WORK TO COMPLETE:
Below are some records; work out how many of their lines contain "chart" and give the number only.

DATA SHOWN:
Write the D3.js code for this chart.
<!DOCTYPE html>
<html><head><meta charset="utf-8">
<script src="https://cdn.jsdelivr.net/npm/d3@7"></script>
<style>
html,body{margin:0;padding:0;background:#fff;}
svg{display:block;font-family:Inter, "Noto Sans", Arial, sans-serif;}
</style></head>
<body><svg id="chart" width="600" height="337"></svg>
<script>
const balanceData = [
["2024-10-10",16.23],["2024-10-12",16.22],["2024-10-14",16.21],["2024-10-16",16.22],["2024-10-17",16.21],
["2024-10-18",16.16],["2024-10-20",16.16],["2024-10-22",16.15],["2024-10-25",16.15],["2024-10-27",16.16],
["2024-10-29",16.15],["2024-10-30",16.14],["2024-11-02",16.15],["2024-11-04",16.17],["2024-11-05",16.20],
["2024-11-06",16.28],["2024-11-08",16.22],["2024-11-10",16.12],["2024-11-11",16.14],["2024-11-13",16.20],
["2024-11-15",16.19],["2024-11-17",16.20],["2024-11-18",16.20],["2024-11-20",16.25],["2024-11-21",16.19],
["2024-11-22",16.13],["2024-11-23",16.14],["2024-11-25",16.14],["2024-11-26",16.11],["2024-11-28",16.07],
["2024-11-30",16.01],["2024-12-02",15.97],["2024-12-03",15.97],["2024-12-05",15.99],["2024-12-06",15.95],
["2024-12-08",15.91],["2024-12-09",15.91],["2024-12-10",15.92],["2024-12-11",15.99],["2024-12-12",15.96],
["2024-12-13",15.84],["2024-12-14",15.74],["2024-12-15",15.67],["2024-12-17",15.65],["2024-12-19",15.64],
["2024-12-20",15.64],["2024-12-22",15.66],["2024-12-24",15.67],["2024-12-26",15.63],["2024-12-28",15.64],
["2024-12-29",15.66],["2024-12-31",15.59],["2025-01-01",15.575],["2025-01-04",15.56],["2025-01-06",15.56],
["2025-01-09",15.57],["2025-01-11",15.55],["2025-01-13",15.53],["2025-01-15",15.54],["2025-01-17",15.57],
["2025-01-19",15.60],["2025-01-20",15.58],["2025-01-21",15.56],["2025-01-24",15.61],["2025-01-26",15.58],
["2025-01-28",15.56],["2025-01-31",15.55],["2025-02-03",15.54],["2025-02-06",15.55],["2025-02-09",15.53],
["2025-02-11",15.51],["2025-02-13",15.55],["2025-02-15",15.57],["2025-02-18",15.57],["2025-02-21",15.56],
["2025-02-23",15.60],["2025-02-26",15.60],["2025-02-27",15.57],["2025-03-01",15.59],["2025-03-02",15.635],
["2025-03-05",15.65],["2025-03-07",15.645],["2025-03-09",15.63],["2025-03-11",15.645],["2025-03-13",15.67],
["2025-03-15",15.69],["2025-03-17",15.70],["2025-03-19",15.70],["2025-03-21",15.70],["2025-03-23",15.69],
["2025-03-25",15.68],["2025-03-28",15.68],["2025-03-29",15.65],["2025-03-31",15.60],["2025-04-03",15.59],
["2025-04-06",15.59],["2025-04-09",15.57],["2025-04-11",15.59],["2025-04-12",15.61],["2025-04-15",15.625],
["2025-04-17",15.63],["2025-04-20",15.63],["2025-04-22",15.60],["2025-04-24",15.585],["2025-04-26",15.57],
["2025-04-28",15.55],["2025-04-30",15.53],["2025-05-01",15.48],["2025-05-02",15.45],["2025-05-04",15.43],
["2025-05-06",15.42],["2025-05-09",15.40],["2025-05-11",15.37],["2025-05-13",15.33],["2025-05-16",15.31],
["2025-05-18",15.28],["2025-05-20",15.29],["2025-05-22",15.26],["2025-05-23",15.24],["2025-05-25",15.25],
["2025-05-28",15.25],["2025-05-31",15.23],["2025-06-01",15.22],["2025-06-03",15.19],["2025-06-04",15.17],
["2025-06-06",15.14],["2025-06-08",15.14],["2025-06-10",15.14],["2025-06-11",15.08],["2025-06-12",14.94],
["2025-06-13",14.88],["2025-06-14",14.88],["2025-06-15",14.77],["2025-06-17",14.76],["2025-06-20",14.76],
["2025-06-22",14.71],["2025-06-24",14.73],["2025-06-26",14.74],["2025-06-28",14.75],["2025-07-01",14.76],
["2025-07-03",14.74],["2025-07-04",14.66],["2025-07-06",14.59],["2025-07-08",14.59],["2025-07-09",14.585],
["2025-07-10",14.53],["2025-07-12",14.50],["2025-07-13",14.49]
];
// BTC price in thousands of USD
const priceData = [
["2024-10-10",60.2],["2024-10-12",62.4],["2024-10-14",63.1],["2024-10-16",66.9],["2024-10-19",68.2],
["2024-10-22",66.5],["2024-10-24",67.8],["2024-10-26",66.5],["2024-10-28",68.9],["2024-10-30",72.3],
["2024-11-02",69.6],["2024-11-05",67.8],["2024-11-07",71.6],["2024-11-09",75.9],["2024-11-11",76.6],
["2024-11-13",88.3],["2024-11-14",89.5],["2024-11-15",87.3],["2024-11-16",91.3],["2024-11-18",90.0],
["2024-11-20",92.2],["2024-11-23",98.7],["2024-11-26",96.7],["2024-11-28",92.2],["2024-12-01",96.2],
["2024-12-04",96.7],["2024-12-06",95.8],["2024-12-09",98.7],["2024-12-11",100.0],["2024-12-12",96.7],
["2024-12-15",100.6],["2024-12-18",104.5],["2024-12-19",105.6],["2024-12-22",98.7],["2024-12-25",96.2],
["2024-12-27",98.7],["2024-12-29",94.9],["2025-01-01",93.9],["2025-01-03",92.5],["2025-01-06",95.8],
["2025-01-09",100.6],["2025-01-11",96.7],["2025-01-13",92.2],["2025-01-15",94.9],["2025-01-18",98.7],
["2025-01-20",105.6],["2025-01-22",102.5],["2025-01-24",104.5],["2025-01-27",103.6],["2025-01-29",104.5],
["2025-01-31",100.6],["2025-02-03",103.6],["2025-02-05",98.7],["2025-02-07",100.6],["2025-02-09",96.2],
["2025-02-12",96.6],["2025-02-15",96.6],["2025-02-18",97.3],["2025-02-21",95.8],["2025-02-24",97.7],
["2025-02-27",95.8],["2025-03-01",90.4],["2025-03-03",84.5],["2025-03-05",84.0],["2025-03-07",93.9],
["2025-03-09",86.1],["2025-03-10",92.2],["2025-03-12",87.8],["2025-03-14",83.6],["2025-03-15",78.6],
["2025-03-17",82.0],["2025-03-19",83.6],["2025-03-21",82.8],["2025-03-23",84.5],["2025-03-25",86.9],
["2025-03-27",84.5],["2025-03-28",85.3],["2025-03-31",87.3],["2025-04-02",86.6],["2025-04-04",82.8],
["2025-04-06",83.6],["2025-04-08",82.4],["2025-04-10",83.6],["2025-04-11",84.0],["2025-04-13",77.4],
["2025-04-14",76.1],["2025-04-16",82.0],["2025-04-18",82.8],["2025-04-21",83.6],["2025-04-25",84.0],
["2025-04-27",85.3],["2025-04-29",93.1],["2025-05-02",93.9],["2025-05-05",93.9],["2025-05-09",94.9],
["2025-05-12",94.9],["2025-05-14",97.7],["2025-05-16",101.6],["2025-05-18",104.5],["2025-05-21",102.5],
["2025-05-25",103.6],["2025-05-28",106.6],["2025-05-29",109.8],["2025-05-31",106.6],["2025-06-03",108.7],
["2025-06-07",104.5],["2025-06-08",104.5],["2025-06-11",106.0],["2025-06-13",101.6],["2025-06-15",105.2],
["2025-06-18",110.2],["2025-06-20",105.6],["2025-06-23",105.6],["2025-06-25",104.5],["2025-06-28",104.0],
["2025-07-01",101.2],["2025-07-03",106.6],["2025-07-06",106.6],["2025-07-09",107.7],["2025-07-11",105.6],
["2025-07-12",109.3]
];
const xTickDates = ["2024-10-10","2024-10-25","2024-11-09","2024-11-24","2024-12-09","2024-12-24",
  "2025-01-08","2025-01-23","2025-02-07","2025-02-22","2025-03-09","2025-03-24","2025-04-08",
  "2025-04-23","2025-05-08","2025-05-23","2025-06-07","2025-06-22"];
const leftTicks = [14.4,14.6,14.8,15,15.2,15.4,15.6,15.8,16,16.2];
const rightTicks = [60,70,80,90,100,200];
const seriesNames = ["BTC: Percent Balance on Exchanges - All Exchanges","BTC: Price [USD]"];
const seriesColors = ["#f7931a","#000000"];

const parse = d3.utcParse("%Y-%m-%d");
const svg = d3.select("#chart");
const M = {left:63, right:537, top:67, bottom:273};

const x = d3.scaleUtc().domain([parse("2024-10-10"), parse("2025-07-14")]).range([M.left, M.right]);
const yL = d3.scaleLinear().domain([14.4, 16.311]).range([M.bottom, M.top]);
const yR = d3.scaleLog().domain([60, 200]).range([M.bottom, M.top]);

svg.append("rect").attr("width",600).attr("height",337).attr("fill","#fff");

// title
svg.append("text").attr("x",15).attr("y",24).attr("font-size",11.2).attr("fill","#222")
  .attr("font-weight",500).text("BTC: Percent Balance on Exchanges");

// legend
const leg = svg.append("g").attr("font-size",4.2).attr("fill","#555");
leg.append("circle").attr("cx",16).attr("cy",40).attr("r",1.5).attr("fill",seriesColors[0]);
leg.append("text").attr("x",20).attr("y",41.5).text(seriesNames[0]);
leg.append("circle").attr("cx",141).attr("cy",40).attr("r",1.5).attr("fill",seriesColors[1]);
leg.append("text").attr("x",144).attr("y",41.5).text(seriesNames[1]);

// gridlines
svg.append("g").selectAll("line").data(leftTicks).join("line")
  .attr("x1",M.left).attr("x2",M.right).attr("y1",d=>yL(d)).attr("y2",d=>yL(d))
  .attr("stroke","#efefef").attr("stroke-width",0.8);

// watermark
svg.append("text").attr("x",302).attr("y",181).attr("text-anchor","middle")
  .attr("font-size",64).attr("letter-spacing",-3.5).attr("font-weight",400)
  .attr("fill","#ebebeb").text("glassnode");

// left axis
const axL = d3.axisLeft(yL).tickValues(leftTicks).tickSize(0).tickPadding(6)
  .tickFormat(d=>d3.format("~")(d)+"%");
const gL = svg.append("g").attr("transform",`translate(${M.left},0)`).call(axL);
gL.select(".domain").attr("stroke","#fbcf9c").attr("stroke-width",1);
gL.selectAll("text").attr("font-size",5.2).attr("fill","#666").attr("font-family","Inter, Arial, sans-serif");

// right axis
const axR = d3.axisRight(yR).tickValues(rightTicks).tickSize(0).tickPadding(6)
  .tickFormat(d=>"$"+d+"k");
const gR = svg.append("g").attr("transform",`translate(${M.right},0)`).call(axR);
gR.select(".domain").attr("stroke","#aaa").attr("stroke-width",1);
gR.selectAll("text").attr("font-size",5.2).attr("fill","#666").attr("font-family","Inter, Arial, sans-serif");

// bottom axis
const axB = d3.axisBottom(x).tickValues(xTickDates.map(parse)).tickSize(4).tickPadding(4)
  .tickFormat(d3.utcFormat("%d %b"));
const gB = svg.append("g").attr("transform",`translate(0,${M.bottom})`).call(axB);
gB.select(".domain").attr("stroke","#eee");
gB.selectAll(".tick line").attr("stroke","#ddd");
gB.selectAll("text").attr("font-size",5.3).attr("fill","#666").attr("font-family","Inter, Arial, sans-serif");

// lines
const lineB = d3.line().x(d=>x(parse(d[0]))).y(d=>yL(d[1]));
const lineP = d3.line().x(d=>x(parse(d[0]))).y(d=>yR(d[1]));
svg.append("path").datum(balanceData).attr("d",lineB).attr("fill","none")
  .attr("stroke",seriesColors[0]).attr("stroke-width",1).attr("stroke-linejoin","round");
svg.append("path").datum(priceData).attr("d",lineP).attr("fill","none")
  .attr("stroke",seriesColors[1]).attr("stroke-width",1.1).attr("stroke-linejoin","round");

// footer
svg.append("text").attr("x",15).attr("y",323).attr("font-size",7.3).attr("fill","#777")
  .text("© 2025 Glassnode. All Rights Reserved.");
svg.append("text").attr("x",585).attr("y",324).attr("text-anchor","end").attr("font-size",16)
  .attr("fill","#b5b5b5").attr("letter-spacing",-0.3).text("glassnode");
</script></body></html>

---

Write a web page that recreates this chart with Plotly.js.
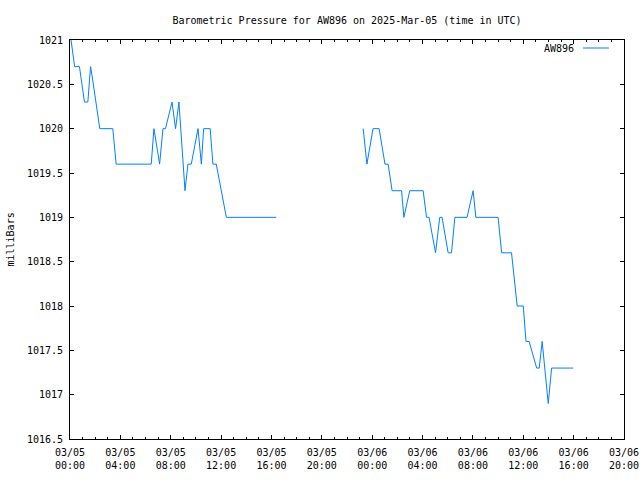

FINISHED TASK:
4